As Paul shows us, it cannot be loving to mutually-consent to sin, to engage our souls or bodies contrary to God’s own loving purposes for them. He tells us that God is “an avenger” in these things because participating in sexual immorality is to transgress and wrong our brothers/sisters in these matters, no matter how consensual it might be. I am not loving you by inviting you into a sexual relationship or encounter, contrary to God’s purposes. I might have enlightened intentions, a great desire to honor you, to express my soul to you, but the form is inherently unloving. Any love involved is misdirected at this point, a love that is not according to knowledge (Rom. 10:2), because it ignores the fabric of moral reality.

No, instead we are called in holiness to exercise self-control by the power of the Holy Spirit, in obedience to Jesus’ good commands for his being-redeemed people.

The Hope of Glory
I wish I could address the issue of shame that seems to be the driving factor underlying all of these discussions.
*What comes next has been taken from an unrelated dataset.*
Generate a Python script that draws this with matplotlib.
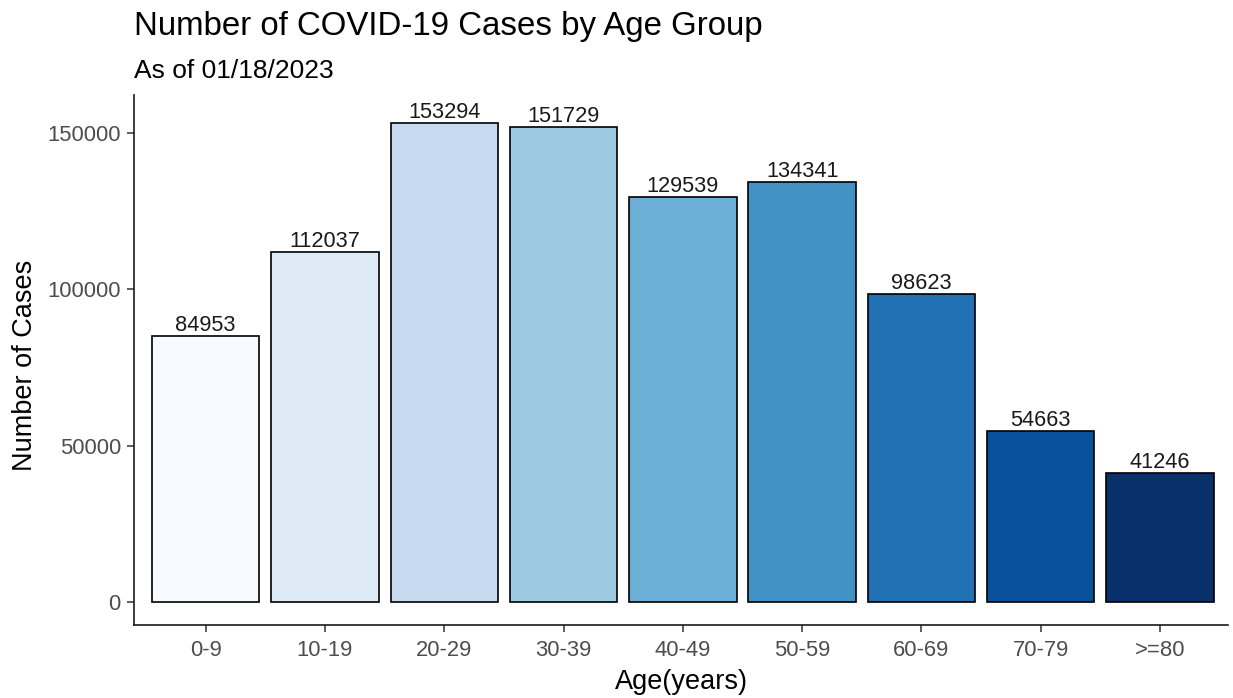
import numpy as np
import matplotlib.pyplot as plt

plt.rcParams['font.family'] = ['Liberation Sans', 'DejaVu Sans']

age_groups = ['0-9', '10-19', '20-29', '30-39', '40-49', '50-59', '60-69', '70-79', '>=80']
cases = [84953, 112037, 153294, 151729, 129539, 134341, 98623, 54663, 41246]
colors = ['#F7FBFF', '#DEEBF7', '#C6DBEF', '#9ECAE1', '#6BAED6',
          '#4292C6', '#2171B5', '#08519C', '#08306B']

fig = plt.figure(figsize=(12.33, 6.98), dpi=100)
ax = fig.add_axes([0.1087, 0.1046, 0.8873, 0.7593])

x = np.arange(len(age_groups))
bars = ax.bar(x, cases, width=0.9, color=colors, edgecolor='black', linewidth=1.2)
for xi, v in zip(x, cases):
    ax.text(xi, v, str(v), ha='center', va='bottom', fontsize=15.7, color='#1a1a1a')

ax.set_xlim(-0.6, 8.57)
ax.set_ylim(-7350, 162100)
ax.set_xticks(x)
ax.set_xticklabels(age_groups)
ax.set_yticks([0, 50000, 100000, 150000])
ax.set_yticklabels(['0', '50000', '100000', '150000'])
ax.tick_params(axis='both', labelsize=15.8, labelcolor='#4d4d4d', color='#333333',
               length=5, width=1.1)
ax.tick_params(axis='x', pad=5.5)
ax.tick_params(axis='y', pad=4.5)

for s in ['top', 'right']:
    ax.spines[s].set_visible(False)
for s in ['left', 'bottom']:
    ax.spines[s].set_linewidth(1.2)
    ax.spines[s].set_color('#1a1a1a')

ax.set_xlabel('Age(years)', fontsize=19.5, va='top')
ax.xaxis.set_label_coords(0.5, -0.083)
ax.set_ylabel('Number of Cases', fontsize=19.5)
ax.yaxis.set_label_coords(-0.088, 0.49)

fig.text(0.1087, 0.962, 'Number of COVID-19 Cases by Age Group', fontsize=23.8,
         ha='left', va='center')
fig.text(0.1087, 0.898, 'As of 01/18/2023', fontsize=19, ha='left', va='center')

fig.savefig('out.png', dpi=100)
I tried and realized I couldn’t in a post already too long. For now I’ll simply say that freedom from shame comes not through submitting to the false commands and judgments of legalists who distort or add to God’s word, nor through denying the real moral boundaries which God has lovingly woven into creation, but only through the Cross and Resurrection of Jesus Christ. He bore our shame on the Cross, died, was buried, and left it in the grave so that we who are united with him bear it no more, but only the sure hope of resurrection glory (Col. 1:27).